OpenCV 3.0 RC - Vengineerの妄想(準備期間)

@Vengineerの戯言 : Twitter
SystemVerilogの世界へようこそ、すべては、SystemC v0.9公開から始まった

やっとというか、とうとうというか、OpenCV 3.0 RCがリリースされました。

引用
The new acceleration layer, OpenCV HAL, will help to accelerate OpenCV on various platforms. It will grow substantially during OpenCV 3.x lifetime; now it can be considered as technology preview thing. Yet, it can be already useful because of the so-called “universal intrinsics” that will let you to write a code that is optimized for both SSE and NEON.

HALが登場したのね。

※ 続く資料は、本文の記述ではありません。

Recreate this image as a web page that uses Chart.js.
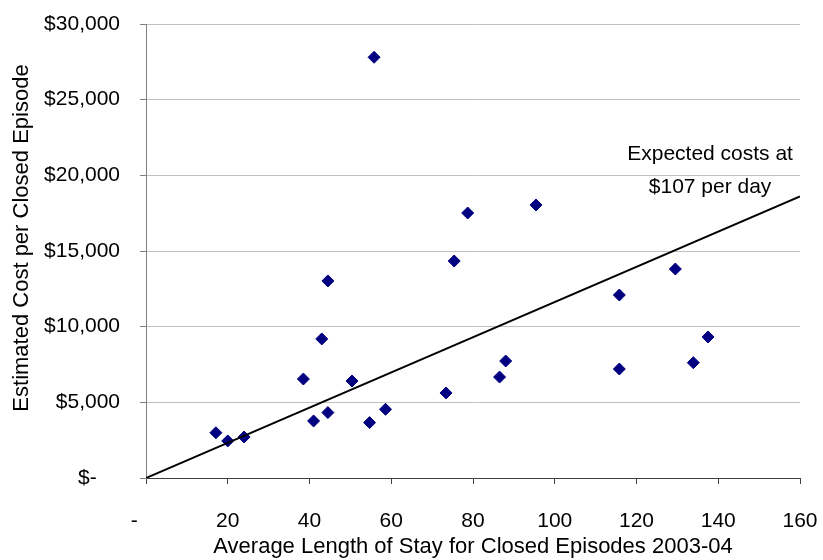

ChangeLogには、

引用
Preliminary version of OpenCV HAL, low-level acceleration API beneath OpenCV, has been introduced. Currently it includes just a few math functions, but will grow soon. It also includes so-called "universal intrinsics", inspired by NEON=>SSE conversion header by Victoria Zhislina from Intel: https://software.intel.com/en-us/blogs/2012/12/12/from-arm-neon-to-intel-mmxsse-automatic-porting-solution-tips-and-tricks. The idea is that one can use a single SIMD code branch that will compile to either SSE or NEON instructions depending on the target platform. For example,
// a, b and c are floating-point arrays

    for( int i = 0; i < n; i+=4 )
        v_store(c + i, v_load(a+i) + v_load(b+i));

will be expanded to either

    for( int i = 0; i < n; i+=4 )
       _mm_storeu_ps(c + i, _mm_add_ps(_mm_loadu_ps(a+i), _mm_loadu_ps(b+i));

or
    for( int i = 0; i < n; i+=4 )
        vst1q_f32(c + i, vaddq_f32(vld1q_f32(a+i), vld1q_f32(b+i));

Using such intrinsics one can write accelerated code, debug it on desktop and then run it without any changes on ARM and get reasonable performance.

x86 SIMDとARM NEONをサポートしてくれているのね。素晴らしい。